A batch of dustbins are the puerile cause of a ludicrous argument between councillor Patricia Nicholas of Hounslow and councillor Laurence Man of Richmond. The rudiments are as follows: after the boundary changes on 1 April whereby parts of Hounslow became Twickenham & Richmond, the dustbins in Talbot Road and St Margarets Road (formerly Hounslow now Richmond) disappeared – leaving the residents with nowhere to put their rubbish.

Ms Nicholas has now owned up to swiping them. She claims that the bins are Hounslow property and she will keep them as such. Man disagrees, saying that the residents have already paid for them. The battle rages on. . .and meanwhile, Richmond Council has issued residents with the small consolation that extra street cleaning services will be provided until the matter is resolved.

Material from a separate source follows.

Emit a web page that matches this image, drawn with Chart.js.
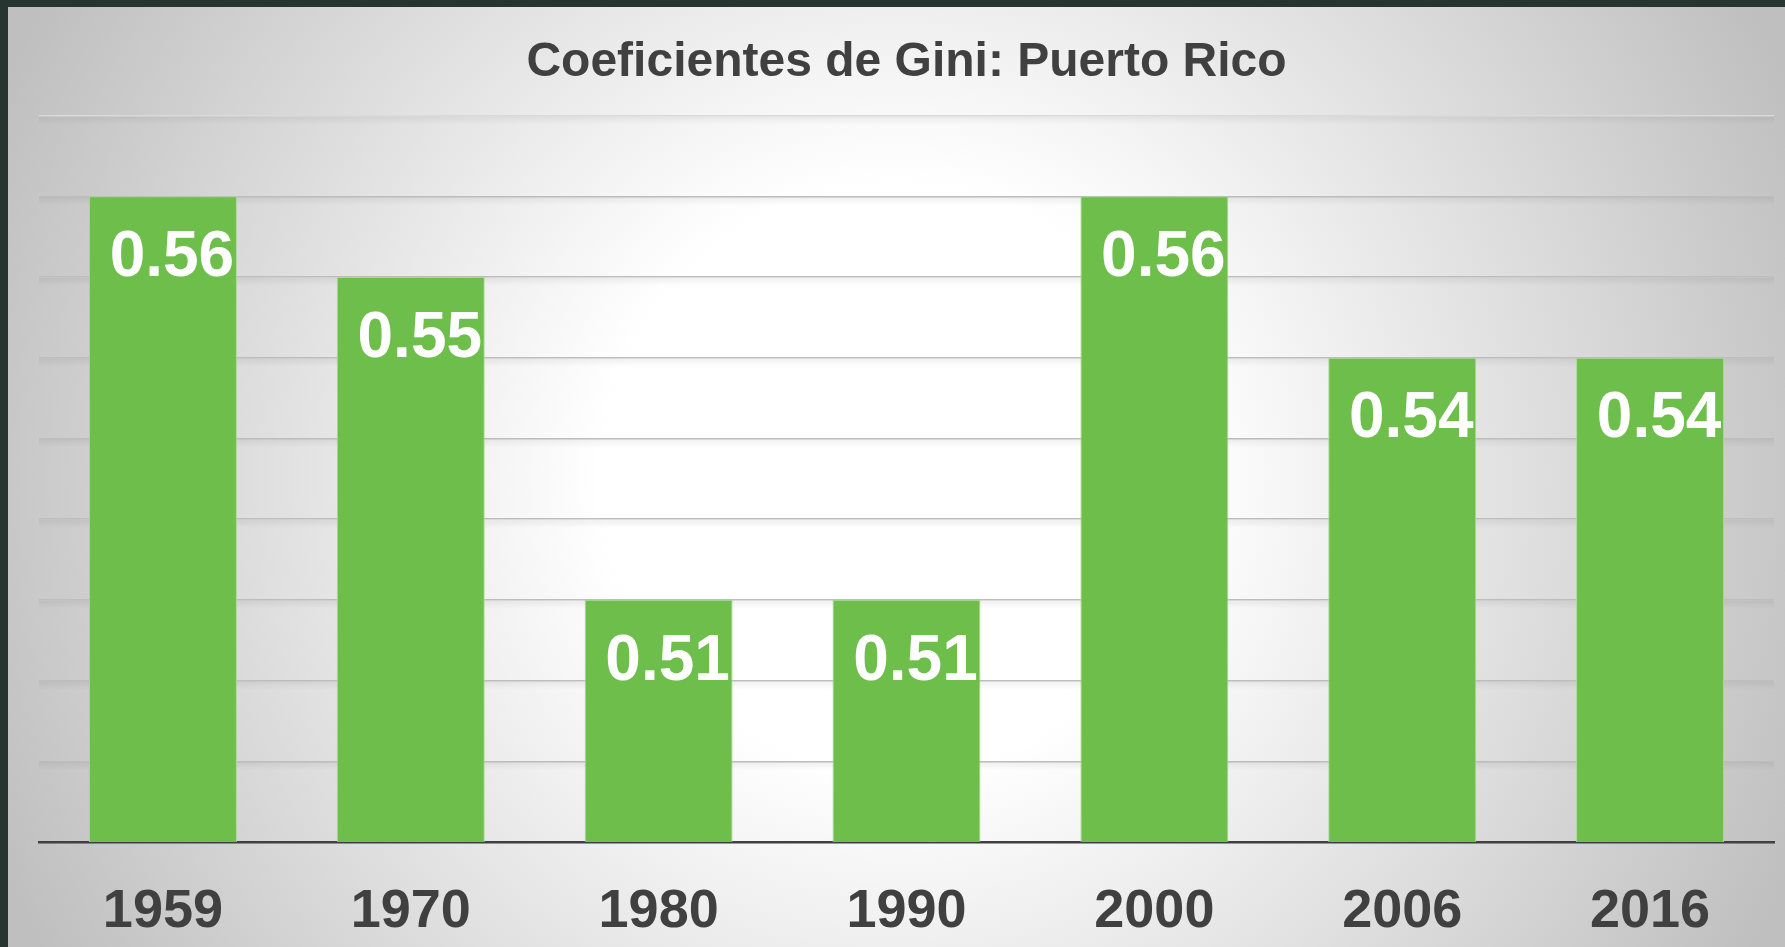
<!DOCTYPE html>
<html lang="es">
<head>
  <meta charset="UTF-8">
  <title>Coeficientes de Gini: Puerto Rico</title>
  <script src="https://cdn.jsdelivr.net/npm/chart.js"></script>
  <style>
    html, body { margin: 0; padding: 0; background: #273530; overflow: hidden; }
    #chartBox { position: absolute; left: 8px; top: 7px; width: 1777px; height: 940px; }
  </style>
</head>
<body>
  <div id="chartBox">
    <canvas id="giniChart"></canvas>
  </div>
  <script>
    const years = ['1959', '1970', '1980', '1990', '2000', '2006', '2016'];
    const gini = [0.56, 0.55, 0.51, 0.51, 0.56, 0.54, 0.54];
    const yMin = 0.48;
    const yMax = 0.57;
    const FONT = '"Liberation Sans", Arial, sans-serif';

    // fondo con degradado radial (blanco al centro, gris en los bordes)
    const bgPlugin = {
      id: 'bg',
      beforeDraw(chart) {
        const { ctx, width, height } = chart;
        const g = ctx.createRadialGradient(width * 0.5, height * 0.5, 0, width * 0.5, height * 0.5, width * 0.55);
        g.addColorStop(0, '#ffffff');
        g.addColorStop(0.3, '#ffffff');
        g.addColorStop(1, '#bfbfbf');
        ctx.save();
        ctx.fillStyle = g;
        ctx.fillRect(0, 0, width, height);
        ctx.restore();
      }
    };

    // sombra suave bajo las líneas de cuadrícula
    const gridShadow = {
      id: 'gridShadow',
      beforeDatasetsDraw(chart) {
        const { ctx, chartArea, scales } = chart;
        ctx.save();
        scales.y.ticks.forEach((t, i) => {
          if (i === 0) return;
          const y = scales.y.getPixelForValue(t.value);
          const g = ctx.createLinearGradient(0, y + 1, 0, y + 9);
          g.addColorStop(0, 'rgba(0,0,0,0.06)');
          g.addColorStop(1, 'rgba(0,0,0,0)');
          ctx.fillStyle = g;
          ctx.fillRect(chartArea.left, y + 1, chartArea.right - chartArea.left, 8);
        });
        ctx.restore();
      }
    };

    // etiquetas de valor dentro de cada barra
    const valueLabels = {
      id: 'valueLabels',
      afterDatasetsDraw(chart) {
        const { ctx } = chart;
        const meta = chart.getDatasetMeta(0);
        ctx.save();
        ctx.fillStyle = '#ffffff';
        ctx.font = 'bold 64px ' + FONT;
        ctx.textAlign = 'center';
        ctx.textBaseline = 'middle';
        meta.data.forEach((bar, i) => {
          ctx.fillText(gini[i].toFixed(2), bar.x + 9, bar.y + 62);
        });
        ctx.restore();
      }
    };

    new Chart(document.getElementById('giniChart'), {
      type: 'bar',
      data: {
        labels: years,
        datasets: [{
          data: gini,
          backgroundColor: '#6dbe4b',
          borderColor: '#a9d992',
          borderWidth: 1,
          categoryPercentage: 1,
          barPercentage: 0.597
        }]
      },
      options: {
        responsive: true,
        maintainAspectRatio: false,
        animation: false,
        layout: { padding: { left: 31, right: 11, top: 0, bottom: 0 } },
        plugins: {
          legend: { display: false },
          tooltip: { enabled: false },
          title: {
            display: true,
            text: 'Coeficientes de Gini: Puerto Rico',
            color: '#404040',
            font: { family: FONT, size: 48, weight: 'bold', lineHeight: 1.2 },
            padding: { top: 27, bottom: 24 }
          }
        },
        scales: {
          x: {
            grid: { display: false, drawTicks: false },
            border: { display: true, color: '#404040', width: 2.5 },
            ticks: {
              color: '#404040',
              padding: 38,
              font: { family: FONT, size: 54, weight: 'bold' }
            },
            afterFit: s => { s.height = 105; }
          },
          y: {
            min: yMin,
            max: yMax,
            ticks: { display: false, stepSize: 0.01 },
            grid: {
              drawTicks: false,
              color: c => c.index === c.chart.scales.y.ticks.length - 1 ? '#dadada' : '#bdbdbd',
              lineWidth: 1.5
            },
            border: { display: false },
            afterFit: s => { s.width = 0; }
          }
        }
      },
      plugins: [bgPlugin, gridShadow, valueLabels]
    });
  </script>
</body>
</html>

It is rare to encounter a director keen to underplay his role, but so anxious is Paul Bernstein, director of Dakota’s Belly, Wyoming, currently showing at the Soho Laundry Rehearsal Studios, to avoid the label of a one-man show, that he has invented a pseudonym. Only the beadiest of eyes will have noticed the strange correlation in the biographies listed in the programme between Bernstein and leading actor Hoyt Miller: both have worked in New York for ten years, been together for 15 years – in what is rightly termed ‘collaboration’.